Mestinya seluruh warga memboikot habis-habisan Pemilu. Pemilu harus dibuat tidak relevan. Saya hakul yakin tidak seorang pun bisa menjamin Pemilu akan menyediakan jalan keluar bagi tunggakan-tunggakan masalah dan krisis warga yang tiap detik terus menggunung. Pemilu ya Pemilu. Krisis warga ya krisis warga. Tidak tali temali hubungan diantara keduanya.
Meskipun sudah menduga akan terjadi, ternyata saya tidak dapat menahan rasa mual dan muak, dan harus lari ke kamar mandi untuk memuntahkan seluruh isi lambung, ketika mengetahui para calon legislatif tanpa punya malu dan etika beramai-ramai mendatangi Situ Gintung, mendirikan posko bantuan, serta tidak lupa memasang baliho-baliho kampanye mereka. Tindakan bodoh yang tidak bermoral. Mungkin saya akan terserang muntaber jika kebetulan berada di lokasi menyaksikan perilaku biadab mereka.
Anda boleh berkomentar, saya cuma memprovokasi dan tidak menyediakan solusi. Saya ingin beri tahu Anda. Solusi tidak ada di rumus-rumus kebijakan, atau kalkulasi anggaran. Dia ada di benak dan batin. Terutama di benak dan batin mereka yang begitu bernafsu menjadi penguasa (baca: bukan pemimpin). Benak dan batin yang menjunjung tinggi keselamatan warga sebagai bagian tanggung-gugat (accountability) utama mereka yang hidup dari uang Rakyat. Dan pemimpin yang memilliki benak dan batin seperti itu seringkali tidak lahir dari kampanye poster dan baliho yang memajang wajah-wajah bergincu dan berpupur, dengan pesan-pesan bodoh yang menunjukkan rendahnya mutu intelektualitas mereka. Ini memang provokasi!
Anda boleh menuduh saya apolitis, tidak punya ambisi mewujudkan perubahan dengan mengambil alih kekuasaan. Saya mau tanya Anda, apakah orang yang selama ini menganggap dirinya politis mampu terbebas dari arus-utama unggah-ungguh politik yang padat modal? Apakah orang-orang yang menepuk dada mereka dan berteriak, "Saya tidak apolitis!" mampu menyetir arus-utama itu dan mendorong bentuk tanggung-gugat yang lebih kongkret? Ya, benar, semua butuh proses. Semua butuh mekanisme. Tetapi di negeri yang amburadul ini proses dan mekanisme yang canggih-canggih (selalu) begitu mudah teronggok sekedar sebagai pakaian belaka.

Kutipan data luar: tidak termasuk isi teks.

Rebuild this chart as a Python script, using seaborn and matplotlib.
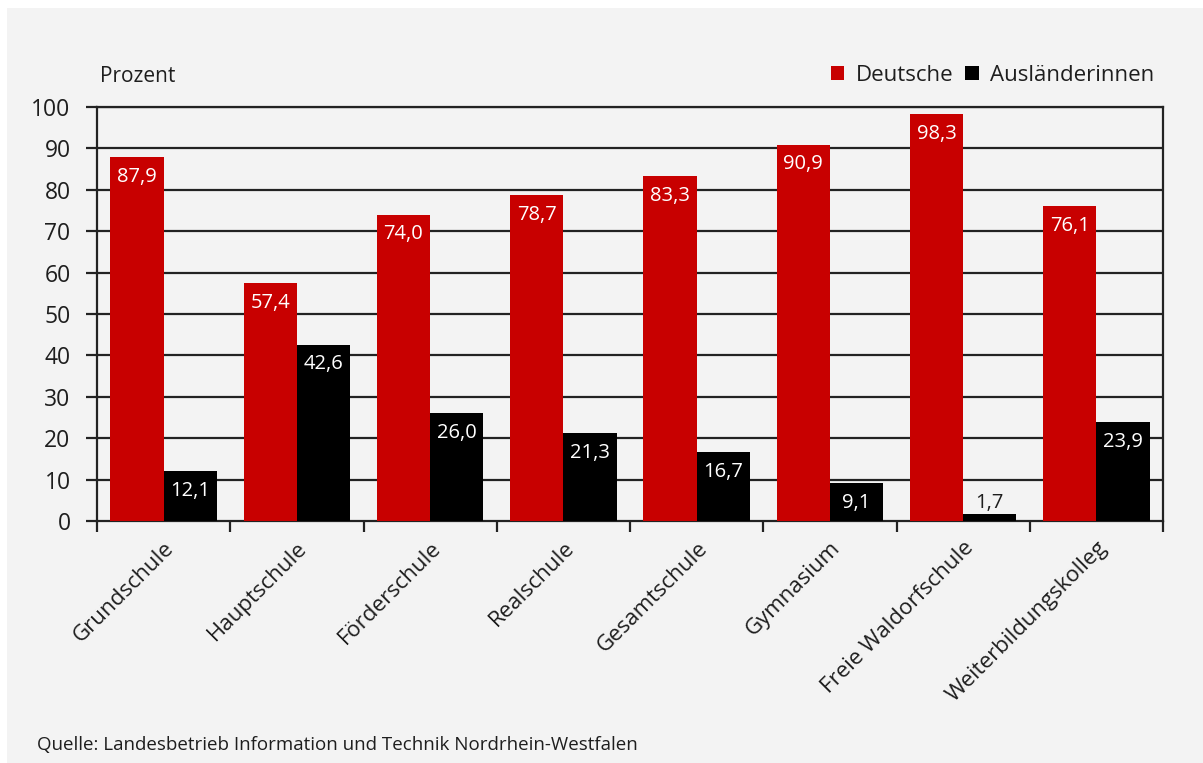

Lalu, apa yang harus dilakukan? Mereka yang tercerahkan, terdidik, terinformasikan dan terorganisir mestinya segera menggalang gerakan massif untuk menolak dilaksanakannya Pemilu, kecuali seluruh tunggakan-tunggakan masalah dan krisis warga yang terus menggantung secara serius akan dituntaskan. Kalau memang Pemilu mesti berlangsung, janji-janji para calon legislatif dan presiden harus kongkret, menyangkut penyelesaian daftar panjang utang-utang krisis yang diemban warga tanpa kejelasan jalan keluar.
"Ah, sudah terlambat.... Semua janji kadung bicara tentang kemakmuran dan kesejahteraan.. Sementara Pemilu tinggal beberapa hari lagi.... Bagaimana kalau Pemilu 2014 saja?"

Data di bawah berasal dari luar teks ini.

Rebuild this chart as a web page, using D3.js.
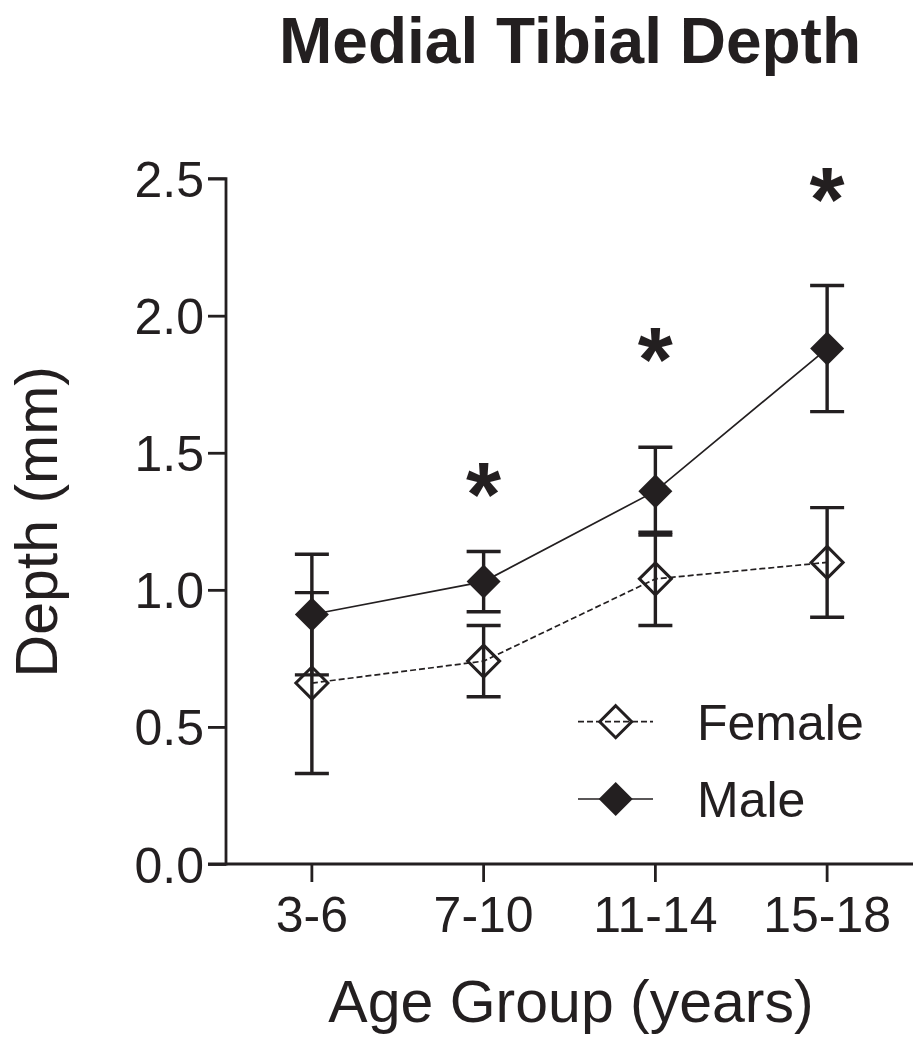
<!DOCTYPE html>
<html>
<head>
<meta charset="utf-8">
<script src="https://cdn.jsdelivr.net/npm/d3@7"></script>
<style>
  html, body { margin: 0; padding: 0; background: #ffffff; }
  svg { display: block; }
  text { font-family: "Liberation Sans", Arial, Helvetica, sans-serif; fill: #231f20; }
</style>
</head>
<body>
<script>
// ---- data ----
const categories = ["3-6", "7-10", "11-14", "15-18"];
const femaleMean = [0.66, 0.74, 1.04, 1.10];
const femaleErr  = [0.33, 0.13, 0.17, 0.20];
const maleMean   = [0.91, 1.03, 1.36, 1.88];
const maleErr    = [0.22, 0.11, 0.16, 0.23];
const sigMarks   = ["", "*", "*", "*"];
const sigLevel   = [null, 1.385, 1.875, 2.46];
const yTicks     = [0.0, 0.5, 1.0, 1.5, 2.0, 2.5];
const seriesNames = ["Female", "Male"];
const titleText = "Medial Tibial Depth";
const xTitle = "Age Group (years)";
const yTitle = "Depth (mm)";

// ---- layout ----
const W = 922, H = 1050;
const ink = "#231f20";
const plotL = 226, plotR = 913, plotT = 178.6, plotB = 864;

const svg = d3.select("body").append("svg").attr("width", W).attr("height", H);

const x = d3.scaleBand().domain(categories).range([plotL, plotR]).padding(0);
const cx = c => x(c) + x.bandwidth() / 2;
const y = d3.scaleLinear().domain([0, 2.5]).range([plotB, plotT]);

// axes
const yAxis = d3.axisLeft(y).tickValues(yTicks).tickFormat(d3.format(".1f")).tickSize(18).tickPadding(4);
const gy = svg.append("g").attr("transform", `translate(${plotL},0)`).call(yAxis);
gy.select(".domain").attr("stroke", ink).attr("stroke-width", 2.8).attr("d", `M-18,${plotT}H0V${plotB}H-18`);
gy.selectAll(".tick line").attr("stroke", ink).attr("stroke-width", 2.8);
gy.selectAll(".tick text").attr("font-size", 50).attr("fill", ink).attr("dy", "0.36em")
  .style("font-family", '"Liberation Sans", Arial, sans-serif');

const xAxis = d3.axisBottom(x).tickSize(18).tickPadding(14);
const gx = svg.append("g").attr("transform", `translate(0,${plotB})`).call(xAxis);
gx.select(".domain").attr("stroke", ink).attr("stroke-width", 2.8).attr("d", `M${plotL},0H${plotR}`);
gx.selectAll(".tick line").attr("stroke", ink).attr("stroke-width", 2.8);
gx.selectAll(".tick text").attr("font-size", 50).attr("fill", ink).attr("dy", "0.72em")
  .style("font-family", '"Liberation Sans", Arial, sans-serif');

// build rows
const female = categories.map((c, i) => ({c, m: femaleMean[i], e: femaleErr[i]}));
const male   = categories.map((c, i) => ({c, m: maleMean[i], e: maleErr[i]}));

const line = d3.line().x(d => cx(d.c)).y(d => y(d.m));

// connecting lines
svg.append("path").datum(female).attr("d", line).attr("fill", "none")
  .attr("stroke", ink).attr("stroke-width", 1.7).attr("stroke-dasharray", "6,3");
svg.append("path").datum(male).attr("d", line).attr("fill", "none")
  .attr("stroke", ink).attr("stroke-width", 1.7);

// error bars
const capHalf = 17;
function errorBars(data) {
  const g = svg.append("g").attr("stroke", ink).attr("stroke-width", 3.4).attr("fill", "none");
  g.selectAll("path").data(data).join("path")
    .attr("d", d => {
      const X = cx(d.c), t = y(d.m + d.e), b = y(d.m - d.e);
      return `M${X},${t}V${b}M${X - capHalf},${t}H${X + capHalf}M${X - capHalf},${b}H${X + capHalf}`;
    });
}
errorBars(female);
errorBars(male);

// markers
const diamond = r => `M0,${-r}L${r},0L0,${r}L${-r},0Z`;
svg.append("g").selectAll("path").data(female).join("path")
  .attr("transform", d => `translate(${cx(d.c)},${y(d.m)})`)
  .attr("d", diamond(16)).attr("fill", "none").attr("stroke", ink).attr("stroke-width", 3);
svg.append("g").selectAll("path").data(male).join("path")
  .attr("transform", d => `translate(${cx(d.c)},${y(d.m)})`)
  .attr("d", diamond(17)).attr("fill", ink).attr("stroke", "none");

// significance asterisks
const starSize = 90;
svg.append("g").selectAll("text").data(categories.map((c, i) => ({c, s: sigMarks[i], v: sigLevel[i]})).filter(d => d.s))
  .join("text")
  .attr("x", d => cx(d.c)).attr("y", d => y(d.v) + 0.46 * starSize)
  .attr("text-anchor", "middle").attr("font-size", starSize).attr("font-weight", "bold")
  .text(d => d.s);

// legend
const legX1 = 578, legX2 = 653, legMid = 615.7, legTextX = 697;
const legY = [721.7, 799];
const lg = svg.append("g");
lg.append("line").attr("x1", legX1).attr("x2", legX2).attr("y1", legY[0]).attr("y2", legY[0])
  .attr("stroke", ink).attr("stroke-width", 1.7).attr("stroke-dasharray", "6,3");
lg.append("path").attr("transform", `translate(${legMid},${legY[0]})`).attr("d", diamond(16))
  .attr("fill", "none").attr("stroke", ink).attr("stroke-width", 3);
lg.append("text").attr("x", legTextX).attr("y", legY[0]).attr("dy", "0.36em").attr("font-size", 50).text(seriesNames[0]);
lg.append("line").attr("x1", legX1).attr("x2", legX2).attr("y1", legY[1]).attr("y2", legY[1])
  .attr("stroke", ink).attr("stroke-width", 1.7);
lg.append("path").attr("transform", `translate(${legMid},${legY[1]})`).attr("d", diamond(17)).attr("fill", ink);
lg.append("text").attr("x", legTextX).attr("y", legY[1]).attr("dy", "0.36em").attr("font-size", 50).text(seriesNames[1]);

// titles
svg.append("text").attr("x", 570).attr("y", 63).attr("text-anchor", "middle")
  .attr("font-size", 64).attr("font-weight", "bold").text(titleText);
svg.append("text").attr("x", 571).attr("y", 1022).attr("text-anchor", "middle")
  .attr("font-size", 59).text(xTitle);
svg.append("text").attr("transform", `translate(57,521.7) rotate(-90)`).attr("text-anchor", "middle")
  .attr("font-size", 59).text(yTitle);
</script>
</body>
</html>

Saya tercenung memandang foto-foto korban L3 dan Situ Gintung. Juga foto-foto masa lalu, warga korban pembangunan Waduk Kedungombo, yang juga berserakan di atas meja. Belum lagi kliping-kliping koran kegigihan para orangtua korban Tragedi Trisakti dan Tragedi Semanggi I dan Semanggi II. Ini masih belum memperhitungkan kasus-kasus yang tidak sexy di mata insan pers, dari mulai penggusuran warga untuk pembangunan perumahan-perumahan di Pulau Jawa. Dan masih lekat di pikiran tentang kematian seorang ibu dan anak balitanya karena kurang gizi di Makassar tahun lalu. Hmmm... Tahun 2014? Saya acungkan jempol, "Anda memang luar biasa!"